**EXERCISE BRIEF**. Retype only the lines running from the beginning of the entries below to the line with "3378, 3464, 3592]", both included. Do not include pictures.
>> START SUPPLIED DATA
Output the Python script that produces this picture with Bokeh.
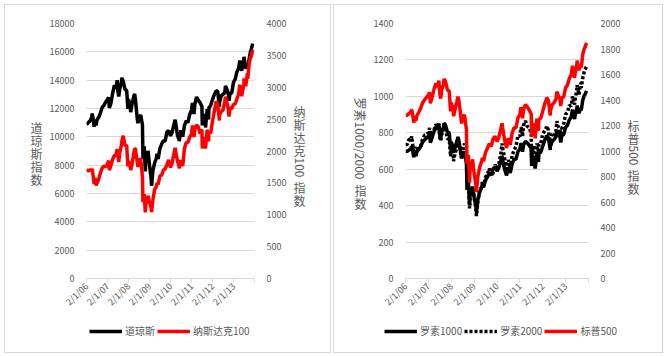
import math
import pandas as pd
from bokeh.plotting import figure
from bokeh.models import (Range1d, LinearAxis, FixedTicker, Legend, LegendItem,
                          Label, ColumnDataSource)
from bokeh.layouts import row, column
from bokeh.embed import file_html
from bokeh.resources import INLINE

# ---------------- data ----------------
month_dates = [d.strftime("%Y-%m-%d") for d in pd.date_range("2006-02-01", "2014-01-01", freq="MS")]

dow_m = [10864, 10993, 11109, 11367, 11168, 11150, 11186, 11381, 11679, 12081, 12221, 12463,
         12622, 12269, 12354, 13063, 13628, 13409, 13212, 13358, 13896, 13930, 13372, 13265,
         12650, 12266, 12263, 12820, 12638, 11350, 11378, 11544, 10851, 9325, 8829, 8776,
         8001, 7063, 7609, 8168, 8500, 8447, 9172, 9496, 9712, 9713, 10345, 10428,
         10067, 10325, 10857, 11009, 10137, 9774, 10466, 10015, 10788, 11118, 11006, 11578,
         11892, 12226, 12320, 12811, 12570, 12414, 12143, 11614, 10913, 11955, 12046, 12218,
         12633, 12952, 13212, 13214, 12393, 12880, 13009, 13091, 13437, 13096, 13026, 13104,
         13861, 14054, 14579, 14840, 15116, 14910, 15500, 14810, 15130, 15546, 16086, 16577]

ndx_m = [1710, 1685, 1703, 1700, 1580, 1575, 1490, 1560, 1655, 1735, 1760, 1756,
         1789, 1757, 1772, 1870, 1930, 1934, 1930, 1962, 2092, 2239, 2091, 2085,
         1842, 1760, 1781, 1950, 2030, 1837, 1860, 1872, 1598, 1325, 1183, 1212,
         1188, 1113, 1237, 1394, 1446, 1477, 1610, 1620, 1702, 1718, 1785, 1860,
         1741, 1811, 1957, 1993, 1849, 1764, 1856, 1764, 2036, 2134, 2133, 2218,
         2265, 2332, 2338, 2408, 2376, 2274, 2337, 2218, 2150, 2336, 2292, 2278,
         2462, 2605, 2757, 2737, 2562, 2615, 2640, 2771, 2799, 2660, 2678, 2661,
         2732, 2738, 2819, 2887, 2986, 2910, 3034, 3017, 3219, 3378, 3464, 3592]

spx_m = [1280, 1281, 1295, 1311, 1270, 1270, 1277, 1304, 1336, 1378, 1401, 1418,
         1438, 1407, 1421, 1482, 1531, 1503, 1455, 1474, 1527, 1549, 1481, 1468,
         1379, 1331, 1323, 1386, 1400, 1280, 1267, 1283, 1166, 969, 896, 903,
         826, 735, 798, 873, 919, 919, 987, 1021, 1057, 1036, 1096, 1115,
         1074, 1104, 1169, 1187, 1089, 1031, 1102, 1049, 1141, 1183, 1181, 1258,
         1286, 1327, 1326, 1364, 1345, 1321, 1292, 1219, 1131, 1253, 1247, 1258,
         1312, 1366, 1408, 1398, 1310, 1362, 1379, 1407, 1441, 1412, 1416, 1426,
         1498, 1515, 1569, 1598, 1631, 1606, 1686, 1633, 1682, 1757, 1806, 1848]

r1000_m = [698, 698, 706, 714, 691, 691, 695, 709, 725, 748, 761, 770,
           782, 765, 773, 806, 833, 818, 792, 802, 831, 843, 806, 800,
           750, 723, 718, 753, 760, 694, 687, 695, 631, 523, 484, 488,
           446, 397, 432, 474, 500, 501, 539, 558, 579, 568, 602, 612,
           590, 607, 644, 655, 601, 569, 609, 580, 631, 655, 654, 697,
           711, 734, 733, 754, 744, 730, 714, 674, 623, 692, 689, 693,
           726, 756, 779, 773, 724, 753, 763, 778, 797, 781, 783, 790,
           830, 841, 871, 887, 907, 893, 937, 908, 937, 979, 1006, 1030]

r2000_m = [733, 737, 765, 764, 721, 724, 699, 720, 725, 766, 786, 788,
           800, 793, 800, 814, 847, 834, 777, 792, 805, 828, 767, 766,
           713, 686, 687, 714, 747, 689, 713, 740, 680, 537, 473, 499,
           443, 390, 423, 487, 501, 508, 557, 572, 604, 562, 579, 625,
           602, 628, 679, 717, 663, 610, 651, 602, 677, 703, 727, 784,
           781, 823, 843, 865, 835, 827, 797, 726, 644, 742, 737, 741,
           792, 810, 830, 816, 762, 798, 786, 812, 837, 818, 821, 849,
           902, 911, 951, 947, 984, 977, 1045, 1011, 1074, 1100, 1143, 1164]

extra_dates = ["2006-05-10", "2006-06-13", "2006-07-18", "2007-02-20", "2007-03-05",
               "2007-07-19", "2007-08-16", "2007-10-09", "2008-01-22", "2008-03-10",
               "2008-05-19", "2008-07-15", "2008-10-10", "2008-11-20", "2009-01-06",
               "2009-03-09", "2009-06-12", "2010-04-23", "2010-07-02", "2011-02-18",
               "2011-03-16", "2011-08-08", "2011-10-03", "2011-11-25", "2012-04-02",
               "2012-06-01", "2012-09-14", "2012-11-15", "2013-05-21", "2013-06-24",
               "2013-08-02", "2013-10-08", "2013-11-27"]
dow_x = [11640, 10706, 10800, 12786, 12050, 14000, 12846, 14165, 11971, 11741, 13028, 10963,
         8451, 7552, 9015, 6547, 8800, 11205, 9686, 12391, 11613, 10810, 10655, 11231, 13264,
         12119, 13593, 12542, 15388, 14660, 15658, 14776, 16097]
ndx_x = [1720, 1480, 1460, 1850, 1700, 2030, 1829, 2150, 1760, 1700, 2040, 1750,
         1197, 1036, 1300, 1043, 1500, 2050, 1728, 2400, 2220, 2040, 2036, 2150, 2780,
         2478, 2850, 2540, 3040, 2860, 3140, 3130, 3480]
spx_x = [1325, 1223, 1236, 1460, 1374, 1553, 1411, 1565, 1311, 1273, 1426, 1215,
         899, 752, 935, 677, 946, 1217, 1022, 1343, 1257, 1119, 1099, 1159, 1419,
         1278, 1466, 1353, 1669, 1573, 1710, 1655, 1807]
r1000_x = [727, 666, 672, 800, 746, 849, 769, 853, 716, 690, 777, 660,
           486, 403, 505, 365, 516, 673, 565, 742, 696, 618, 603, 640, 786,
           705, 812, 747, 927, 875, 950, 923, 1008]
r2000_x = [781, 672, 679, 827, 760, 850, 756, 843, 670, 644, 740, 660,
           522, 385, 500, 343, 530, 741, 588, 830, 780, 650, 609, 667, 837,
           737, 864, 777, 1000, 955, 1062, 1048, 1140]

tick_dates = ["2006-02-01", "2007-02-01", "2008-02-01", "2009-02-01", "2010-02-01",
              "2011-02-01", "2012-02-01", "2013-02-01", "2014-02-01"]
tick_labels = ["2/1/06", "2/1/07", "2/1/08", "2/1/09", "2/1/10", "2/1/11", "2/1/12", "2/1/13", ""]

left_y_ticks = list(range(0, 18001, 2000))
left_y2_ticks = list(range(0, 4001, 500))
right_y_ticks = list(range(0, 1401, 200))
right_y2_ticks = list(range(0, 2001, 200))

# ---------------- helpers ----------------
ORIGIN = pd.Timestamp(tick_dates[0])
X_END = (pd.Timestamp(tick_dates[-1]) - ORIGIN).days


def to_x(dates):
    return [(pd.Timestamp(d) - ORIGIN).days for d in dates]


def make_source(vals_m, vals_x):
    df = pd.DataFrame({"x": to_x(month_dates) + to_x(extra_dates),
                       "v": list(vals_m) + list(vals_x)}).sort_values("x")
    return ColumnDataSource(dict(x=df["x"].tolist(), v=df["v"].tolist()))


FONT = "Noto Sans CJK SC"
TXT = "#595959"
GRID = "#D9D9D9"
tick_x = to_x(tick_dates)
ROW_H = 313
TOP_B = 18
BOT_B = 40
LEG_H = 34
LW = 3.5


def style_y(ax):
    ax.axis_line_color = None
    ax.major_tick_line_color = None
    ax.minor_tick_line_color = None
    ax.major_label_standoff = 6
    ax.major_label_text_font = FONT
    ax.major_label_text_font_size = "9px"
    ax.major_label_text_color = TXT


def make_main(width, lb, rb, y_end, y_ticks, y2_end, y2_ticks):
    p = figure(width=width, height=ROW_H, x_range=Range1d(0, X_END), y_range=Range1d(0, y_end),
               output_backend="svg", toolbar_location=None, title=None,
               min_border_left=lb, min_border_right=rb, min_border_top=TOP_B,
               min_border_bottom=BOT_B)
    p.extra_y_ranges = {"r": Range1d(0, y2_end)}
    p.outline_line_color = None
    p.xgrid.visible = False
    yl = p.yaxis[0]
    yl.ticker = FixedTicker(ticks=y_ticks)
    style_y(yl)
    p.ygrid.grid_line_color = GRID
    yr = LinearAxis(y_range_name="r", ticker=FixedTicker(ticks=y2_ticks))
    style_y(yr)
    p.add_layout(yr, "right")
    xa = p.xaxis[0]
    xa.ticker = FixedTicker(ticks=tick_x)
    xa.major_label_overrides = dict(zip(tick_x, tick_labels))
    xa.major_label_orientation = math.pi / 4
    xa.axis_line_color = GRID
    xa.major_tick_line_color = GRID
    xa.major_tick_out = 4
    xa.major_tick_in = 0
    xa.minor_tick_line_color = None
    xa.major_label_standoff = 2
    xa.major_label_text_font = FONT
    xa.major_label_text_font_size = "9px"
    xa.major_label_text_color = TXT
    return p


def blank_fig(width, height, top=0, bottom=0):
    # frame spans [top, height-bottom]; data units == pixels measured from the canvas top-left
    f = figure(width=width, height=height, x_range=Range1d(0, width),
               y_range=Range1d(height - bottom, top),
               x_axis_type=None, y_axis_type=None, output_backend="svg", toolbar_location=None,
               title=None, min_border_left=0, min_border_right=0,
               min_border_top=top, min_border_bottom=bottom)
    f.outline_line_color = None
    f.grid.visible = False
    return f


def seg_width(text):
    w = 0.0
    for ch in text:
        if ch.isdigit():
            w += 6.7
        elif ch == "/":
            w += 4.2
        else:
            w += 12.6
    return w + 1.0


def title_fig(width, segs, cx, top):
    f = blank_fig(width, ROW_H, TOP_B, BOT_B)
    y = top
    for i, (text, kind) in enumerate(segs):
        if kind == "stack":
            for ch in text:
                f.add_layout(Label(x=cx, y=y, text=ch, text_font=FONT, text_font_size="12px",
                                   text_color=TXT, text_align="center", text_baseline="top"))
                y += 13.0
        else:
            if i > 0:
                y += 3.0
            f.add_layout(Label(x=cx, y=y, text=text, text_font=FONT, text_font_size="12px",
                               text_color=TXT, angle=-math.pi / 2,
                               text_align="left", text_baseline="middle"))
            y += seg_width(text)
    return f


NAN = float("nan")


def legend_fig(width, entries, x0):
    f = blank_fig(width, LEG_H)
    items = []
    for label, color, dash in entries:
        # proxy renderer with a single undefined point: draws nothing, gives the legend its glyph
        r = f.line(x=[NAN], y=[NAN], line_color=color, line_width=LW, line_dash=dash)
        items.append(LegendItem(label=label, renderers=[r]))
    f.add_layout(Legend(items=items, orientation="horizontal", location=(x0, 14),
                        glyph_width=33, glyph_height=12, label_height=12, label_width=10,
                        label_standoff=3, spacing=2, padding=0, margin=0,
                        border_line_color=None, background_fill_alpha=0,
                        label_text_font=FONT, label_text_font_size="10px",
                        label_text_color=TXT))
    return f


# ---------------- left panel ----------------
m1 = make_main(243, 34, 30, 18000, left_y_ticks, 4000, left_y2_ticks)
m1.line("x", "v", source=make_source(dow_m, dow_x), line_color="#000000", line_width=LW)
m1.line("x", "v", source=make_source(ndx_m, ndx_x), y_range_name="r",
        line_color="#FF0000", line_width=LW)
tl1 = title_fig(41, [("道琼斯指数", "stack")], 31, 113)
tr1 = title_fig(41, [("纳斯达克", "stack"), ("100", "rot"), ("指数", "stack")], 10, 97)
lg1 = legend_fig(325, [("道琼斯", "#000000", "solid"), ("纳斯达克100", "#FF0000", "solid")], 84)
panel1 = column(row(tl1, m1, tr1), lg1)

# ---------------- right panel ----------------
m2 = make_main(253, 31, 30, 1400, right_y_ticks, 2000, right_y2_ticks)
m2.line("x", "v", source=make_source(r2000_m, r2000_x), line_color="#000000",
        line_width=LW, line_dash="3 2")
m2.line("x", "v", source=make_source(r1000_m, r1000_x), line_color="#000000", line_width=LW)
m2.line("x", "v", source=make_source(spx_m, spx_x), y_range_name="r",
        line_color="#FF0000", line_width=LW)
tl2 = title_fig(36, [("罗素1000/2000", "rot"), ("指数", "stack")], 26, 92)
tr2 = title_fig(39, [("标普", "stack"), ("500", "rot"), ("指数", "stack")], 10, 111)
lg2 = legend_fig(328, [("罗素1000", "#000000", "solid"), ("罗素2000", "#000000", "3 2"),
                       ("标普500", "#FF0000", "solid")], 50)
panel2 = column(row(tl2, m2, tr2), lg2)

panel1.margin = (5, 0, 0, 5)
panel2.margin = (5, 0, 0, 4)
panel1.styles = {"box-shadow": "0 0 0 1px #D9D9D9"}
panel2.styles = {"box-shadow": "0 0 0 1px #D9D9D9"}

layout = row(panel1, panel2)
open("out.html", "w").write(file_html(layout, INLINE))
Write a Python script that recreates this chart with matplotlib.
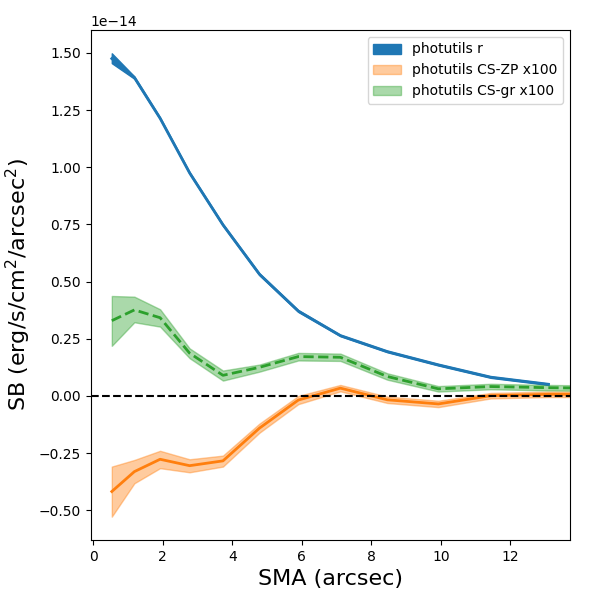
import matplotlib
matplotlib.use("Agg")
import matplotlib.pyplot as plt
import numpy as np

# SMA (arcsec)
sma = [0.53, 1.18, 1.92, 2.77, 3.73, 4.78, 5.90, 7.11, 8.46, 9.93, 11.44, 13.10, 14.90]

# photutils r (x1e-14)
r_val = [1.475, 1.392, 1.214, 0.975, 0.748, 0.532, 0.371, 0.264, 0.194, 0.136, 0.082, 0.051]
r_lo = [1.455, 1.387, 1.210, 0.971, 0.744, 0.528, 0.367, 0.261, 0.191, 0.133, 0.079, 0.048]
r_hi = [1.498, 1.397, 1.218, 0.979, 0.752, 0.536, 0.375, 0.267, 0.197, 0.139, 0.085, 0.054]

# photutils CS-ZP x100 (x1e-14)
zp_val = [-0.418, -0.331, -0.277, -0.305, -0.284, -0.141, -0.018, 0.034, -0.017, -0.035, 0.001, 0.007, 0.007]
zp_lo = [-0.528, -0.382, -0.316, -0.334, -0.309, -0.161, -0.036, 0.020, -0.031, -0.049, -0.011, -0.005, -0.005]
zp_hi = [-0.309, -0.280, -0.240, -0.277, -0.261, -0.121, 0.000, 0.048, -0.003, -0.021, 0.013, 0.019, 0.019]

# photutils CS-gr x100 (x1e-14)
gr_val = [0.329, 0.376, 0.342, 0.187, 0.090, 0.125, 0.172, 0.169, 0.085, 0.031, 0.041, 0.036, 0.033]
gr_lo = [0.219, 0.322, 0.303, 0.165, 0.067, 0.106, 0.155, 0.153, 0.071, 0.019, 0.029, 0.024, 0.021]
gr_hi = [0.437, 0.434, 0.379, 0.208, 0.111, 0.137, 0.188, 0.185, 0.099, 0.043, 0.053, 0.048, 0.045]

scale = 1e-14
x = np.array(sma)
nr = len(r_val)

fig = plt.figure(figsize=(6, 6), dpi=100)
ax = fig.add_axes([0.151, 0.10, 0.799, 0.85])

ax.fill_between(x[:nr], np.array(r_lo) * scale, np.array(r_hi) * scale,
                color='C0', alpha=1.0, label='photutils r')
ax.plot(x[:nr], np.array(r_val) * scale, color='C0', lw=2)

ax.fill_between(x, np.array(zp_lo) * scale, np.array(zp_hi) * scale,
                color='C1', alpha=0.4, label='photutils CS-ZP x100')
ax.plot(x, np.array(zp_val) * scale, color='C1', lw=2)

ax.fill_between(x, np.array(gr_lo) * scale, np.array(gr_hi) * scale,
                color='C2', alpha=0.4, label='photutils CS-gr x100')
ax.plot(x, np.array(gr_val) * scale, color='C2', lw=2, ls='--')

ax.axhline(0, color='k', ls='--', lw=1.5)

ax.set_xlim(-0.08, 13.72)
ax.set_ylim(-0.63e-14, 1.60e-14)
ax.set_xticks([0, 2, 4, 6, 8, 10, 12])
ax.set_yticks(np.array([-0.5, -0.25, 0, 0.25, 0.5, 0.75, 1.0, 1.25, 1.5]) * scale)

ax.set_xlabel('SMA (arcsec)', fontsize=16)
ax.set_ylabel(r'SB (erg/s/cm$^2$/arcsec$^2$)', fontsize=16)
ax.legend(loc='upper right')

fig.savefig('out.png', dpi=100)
>> END SUPPLIED DATA
**EXERCISE SOLUTION**.
Output the Python script that produces this picture with Bokeh.
import math
import pandas as pd
from bokeh.plotting import figure
from bokeh.models import (Range1d, LinearAxis, FixedTicker, Legend, LegendItem,
                          Label, ColumnDataSource)
from bokeh.layouts import row, column
from bokeh.embed import file_html
from bokeh.resources import INLINE

# ---------------- data ----------------
month_dates = [d.strftime("%Y-%m-%d") for d in pd.date_range("2006-02-01", "2014-01-01", freq="MS")]

dow_m = [10864, 10993, 11109, 11367, 11168, 11150, 11186, 11381, 11679, 12081, 12221, 12463,
         12622, 12269, 12354, 13063, 13628, 13409, 13212, 13358, 13896, 13930, 13372, 13265,
         12650, 12266, 12263, 12820, 12638, 11350, 11378, 11544, 10851, 9325, 8829, 8776,
         8001, 7063, 7609, 8168, 8500, 8447, 9172, 9496, 9712, 9713, 10345, 10428,
         10067, 10325, 10857, 11009, 10137, 9774, 10466, 10015, 10788, 11118, 11006, 11578,
         11892, 12226, 12320, 12811, 12570, 12414, 12143, 11614, 10913, 11955, 12046, 12218,
         12633, 12952, 13212, 13214, 12393, 12880, 13009, 13091, 13437, 13096, 13026, 13104,
         13861, 14054, 14579, 14840, 15116, 14910, 15500, 14810, 15130, 15546, 16086, 16577]

ndx_m = [1710, 1685, 1703, 1700, 1580, 1575, 1490, 1560, 1655, 1735, 1760, 1756,
         1789, 1757, 1772, 1870, 1930, 1934, 1930, 1962, 2092, 2239, 2091, 2085,
         1842, 1760, 1781, 1950, 2030, 1837, 1860, 1872, 1598, 1325, 1183, 1212,
         1188, 1113, 1237, 1394, 1446, 1477, 1610, 1620, 1702, 1718, 1785, 1860,
         1741, 1811, 1957, 1993, 1849, 1764, 1856, 1764, 2036, 2134, 2133, 2218,
         2265, 2332, 2338, 2408, 2376, 2274, 2337, 2218, 2150, 2336, 2292, 2278,
         2462, 2605, 2757, 2737, 2562, 2615, 2640, 2771, 2799, 2660, 2678, 2661,
         2732, 2738, 2819, 2887, 2986, 2910, 3034, 3017, 3219, 3378, 3464, 3592]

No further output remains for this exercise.